COMEDY: Arjy bargy

Arj Barker is a funnyman with plenty of punchlines as well as a nice line in self-deprecation. And, because he's a foreigner, he can get away with saying things about the British that a native would be excoriated for. As a matter of fact, we love him for it

Arj Barker (right), a likeable American stand-up, constantly battles with British prejudices about his nation's sense of humour - or lack of it. "So many people over here come up to me after shows and say, `You're pretty funny - for an American.' I feel like replying, `You have pretty good teeth - for an Englishman.' Over the past couple of years, I've heard that about 50 times. I suppose it's a back-handed compliment."

He should certainly take it that way because his baffled-American stance is charming audiences - and critics - in Britain. To prove the point, he has the Perrier Best Newcomer Award from this year's Edinburgh Festival on his mantlepiece.

The richest vein Barker mines in his act is that old saw about Britain and America being two nations divided by a common language.

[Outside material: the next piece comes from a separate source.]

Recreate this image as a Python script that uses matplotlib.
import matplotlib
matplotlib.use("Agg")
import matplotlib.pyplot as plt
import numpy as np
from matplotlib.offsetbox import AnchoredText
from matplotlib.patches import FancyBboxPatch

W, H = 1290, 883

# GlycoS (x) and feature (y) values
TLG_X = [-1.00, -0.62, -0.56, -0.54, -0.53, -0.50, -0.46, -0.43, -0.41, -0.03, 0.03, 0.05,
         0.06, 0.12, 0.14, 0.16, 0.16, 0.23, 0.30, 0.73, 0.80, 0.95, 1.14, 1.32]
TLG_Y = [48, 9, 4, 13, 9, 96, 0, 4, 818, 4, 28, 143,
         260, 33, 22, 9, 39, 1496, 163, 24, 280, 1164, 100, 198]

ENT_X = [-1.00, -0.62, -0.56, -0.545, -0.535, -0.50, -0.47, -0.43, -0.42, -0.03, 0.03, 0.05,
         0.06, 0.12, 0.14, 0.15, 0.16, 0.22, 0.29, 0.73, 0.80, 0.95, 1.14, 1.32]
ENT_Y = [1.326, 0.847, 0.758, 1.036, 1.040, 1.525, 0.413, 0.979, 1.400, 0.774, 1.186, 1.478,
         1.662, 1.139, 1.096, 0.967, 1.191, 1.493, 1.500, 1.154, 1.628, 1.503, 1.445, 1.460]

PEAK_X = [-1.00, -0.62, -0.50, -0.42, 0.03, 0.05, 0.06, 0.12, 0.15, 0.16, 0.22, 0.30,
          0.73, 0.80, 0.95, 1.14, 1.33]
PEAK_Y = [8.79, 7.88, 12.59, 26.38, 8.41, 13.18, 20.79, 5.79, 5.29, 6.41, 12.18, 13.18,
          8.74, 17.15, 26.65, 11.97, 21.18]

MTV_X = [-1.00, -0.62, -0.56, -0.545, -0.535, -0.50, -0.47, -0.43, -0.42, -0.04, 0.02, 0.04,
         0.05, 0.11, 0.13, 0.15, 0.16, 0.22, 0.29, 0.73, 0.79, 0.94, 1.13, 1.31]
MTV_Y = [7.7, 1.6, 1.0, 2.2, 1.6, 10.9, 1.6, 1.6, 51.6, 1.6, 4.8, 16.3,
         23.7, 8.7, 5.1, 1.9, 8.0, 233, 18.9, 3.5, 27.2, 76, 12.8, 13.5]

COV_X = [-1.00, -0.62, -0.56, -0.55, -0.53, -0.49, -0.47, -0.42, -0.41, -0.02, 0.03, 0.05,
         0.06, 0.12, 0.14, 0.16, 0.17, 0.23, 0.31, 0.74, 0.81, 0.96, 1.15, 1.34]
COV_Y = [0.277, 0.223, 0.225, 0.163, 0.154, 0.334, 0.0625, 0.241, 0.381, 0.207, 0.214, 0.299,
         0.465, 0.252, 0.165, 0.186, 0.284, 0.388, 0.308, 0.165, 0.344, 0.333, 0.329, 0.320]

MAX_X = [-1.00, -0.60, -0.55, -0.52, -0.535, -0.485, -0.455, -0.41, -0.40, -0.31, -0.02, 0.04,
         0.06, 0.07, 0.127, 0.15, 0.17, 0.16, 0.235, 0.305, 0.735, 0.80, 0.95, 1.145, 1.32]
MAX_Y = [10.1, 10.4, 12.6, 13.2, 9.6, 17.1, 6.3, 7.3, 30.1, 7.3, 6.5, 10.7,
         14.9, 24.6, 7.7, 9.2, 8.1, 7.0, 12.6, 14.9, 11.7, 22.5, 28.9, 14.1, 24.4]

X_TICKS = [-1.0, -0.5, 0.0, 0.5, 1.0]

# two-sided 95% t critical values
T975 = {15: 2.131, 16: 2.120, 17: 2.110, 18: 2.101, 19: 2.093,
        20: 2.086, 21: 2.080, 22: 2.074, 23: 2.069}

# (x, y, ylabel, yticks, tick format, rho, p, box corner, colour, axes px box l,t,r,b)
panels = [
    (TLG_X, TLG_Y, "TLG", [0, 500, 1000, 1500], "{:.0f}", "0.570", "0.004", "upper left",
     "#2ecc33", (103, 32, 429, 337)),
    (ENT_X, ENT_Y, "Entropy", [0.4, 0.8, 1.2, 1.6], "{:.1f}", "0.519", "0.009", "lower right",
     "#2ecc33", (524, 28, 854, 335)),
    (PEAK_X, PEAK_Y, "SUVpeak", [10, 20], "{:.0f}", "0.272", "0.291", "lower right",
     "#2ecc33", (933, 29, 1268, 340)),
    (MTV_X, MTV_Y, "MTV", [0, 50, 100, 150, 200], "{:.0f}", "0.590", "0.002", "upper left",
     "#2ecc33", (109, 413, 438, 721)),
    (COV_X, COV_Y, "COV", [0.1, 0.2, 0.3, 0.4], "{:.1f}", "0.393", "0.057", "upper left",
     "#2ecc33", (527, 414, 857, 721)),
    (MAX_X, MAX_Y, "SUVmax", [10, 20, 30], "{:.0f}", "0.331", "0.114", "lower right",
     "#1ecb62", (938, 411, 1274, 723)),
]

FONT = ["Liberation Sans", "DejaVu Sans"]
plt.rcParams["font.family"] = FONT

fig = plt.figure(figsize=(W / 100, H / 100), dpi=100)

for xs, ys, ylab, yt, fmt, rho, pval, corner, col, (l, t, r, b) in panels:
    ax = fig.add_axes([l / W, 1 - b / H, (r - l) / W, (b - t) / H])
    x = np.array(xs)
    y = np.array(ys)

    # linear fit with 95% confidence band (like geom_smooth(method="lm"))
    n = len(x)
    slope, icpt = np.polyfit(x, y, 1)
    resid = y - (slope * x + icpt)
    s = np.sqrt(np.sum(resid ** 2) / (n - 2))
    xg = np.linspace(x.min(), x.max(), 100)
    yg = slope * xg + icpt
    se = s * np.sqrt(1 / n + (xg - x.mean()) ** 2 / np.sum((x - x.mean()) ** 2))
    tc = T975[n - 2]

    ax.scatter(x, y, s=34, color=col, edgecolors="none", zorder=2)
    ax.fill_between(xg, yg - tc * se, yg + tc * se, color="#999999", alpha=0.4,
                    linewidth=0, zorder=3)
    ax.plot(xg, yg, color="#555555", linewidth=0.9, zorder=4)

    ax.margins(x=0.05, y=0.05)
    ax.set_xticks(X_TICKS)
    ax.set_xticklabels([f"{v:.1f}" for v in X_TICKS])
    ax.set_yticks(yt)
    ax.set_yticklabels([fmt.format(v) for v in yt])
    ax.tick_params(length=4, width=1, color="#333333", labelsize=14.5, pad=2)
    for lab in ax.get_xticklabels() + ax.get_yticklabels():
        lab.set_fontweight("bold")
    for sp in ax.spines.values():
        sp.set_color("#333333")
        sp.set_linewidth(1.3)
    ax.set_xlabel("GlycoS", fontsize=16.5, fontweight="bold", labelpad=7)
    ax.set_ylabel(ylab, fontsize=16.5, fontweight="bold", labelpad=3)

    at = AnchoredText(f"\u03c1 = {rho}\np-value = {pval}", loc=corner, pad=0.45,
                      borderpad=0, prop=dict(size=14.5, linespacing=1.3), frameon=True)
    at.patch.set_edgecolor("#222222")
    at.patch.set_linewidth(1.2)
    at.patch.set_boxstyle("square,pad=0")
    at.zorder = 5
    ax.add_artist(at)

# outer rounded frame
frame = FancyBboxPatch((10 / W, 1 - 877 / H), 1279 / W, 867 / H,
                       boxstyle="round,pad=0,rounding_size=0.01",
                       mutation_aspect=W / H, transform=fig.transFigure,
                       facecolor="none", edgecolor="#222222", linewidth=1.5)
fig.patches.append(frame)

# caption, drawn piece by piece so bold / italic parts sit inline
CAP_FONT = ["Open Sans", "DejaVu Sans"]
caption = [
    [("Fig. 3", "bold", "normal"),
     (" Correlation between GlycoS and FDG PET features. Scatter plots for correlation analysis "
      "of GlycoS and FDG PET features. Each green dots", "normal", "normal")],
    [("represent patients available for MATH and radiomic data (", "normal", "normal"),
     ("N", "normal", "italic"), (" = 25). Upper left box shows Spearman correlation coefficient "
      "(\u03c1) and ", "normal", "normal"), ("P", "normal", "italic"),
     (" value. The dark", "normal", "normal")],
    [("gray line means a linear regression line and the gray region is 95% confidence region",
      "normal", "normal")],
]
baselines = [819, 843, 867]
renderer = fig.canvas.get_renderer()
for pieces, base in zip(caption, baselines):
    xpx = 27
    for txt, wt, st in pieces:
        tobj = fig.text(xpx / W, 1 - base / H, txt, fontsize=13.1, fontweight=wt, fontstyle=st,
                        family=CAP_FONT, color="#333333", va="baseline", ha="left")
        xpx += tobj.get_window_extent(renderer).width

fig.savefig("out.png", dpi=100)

He is shocked, for instance, that Boots sell foodstuffs. "I don't buy a sandwich from a place that sells butt-cream," he says in mock-horror.

On stage, he cultivates this wide-eyed innocence about Britain. "I can comment on things here with an outsider's perspective," he reckons. "I can say things that British people could never get away with. I can play with my naivety as a foreigner. Of course, it's a persona because I'm not really that out of it," he adds, hastily.

Like any good stand-up, though, he can also fire out one-liners with the best of them. "I'm in love with a philosopher, and she doesn't even know I exist," he moans. "What's worse, she can prove it." Later he muses that he's thinking of asking his doctor for a prescription for some medicinal marijuana: "I set my car-keys down, and five minutes later I know exactly where they are."

Barker is in many ways an old-fashioned comedian; he doesn't need to dress up as a failed showbiz legend, for example, to raise laughs. "I have no problem with conventional stand-up," he says. "What I like about it is its simplicity. It's just you, a microphone and the audience."

Arj Barker plays the Comedy Store (0171-344 4444), then the Meccano Club (0171-813 4478), then the Hampstead Comedy Club (0171-207 7256) tonight. Next Friday he plays Jongleurs Bow (0171-924 2766), then the Balham Banana (0181-673 8904), then the Aztec Comedy Club (0181-771 0885)


The delightful Julian Clary brings his "Special Delivery" to the Hawth in Crawley (01293 553636) on 18 Nov. His subject-matter is still, of course, biological, but this time it's babies.

Meanwhile, Peter Cook fans can celebrate his 60th birthday tomorrow at The Cosmic Comedy Club, Fulham Palace Rd, Hammersmith, 7.30pm. Acts include Dolly Dupree and Mark Thomas. Tickets available on the door (pounds 12).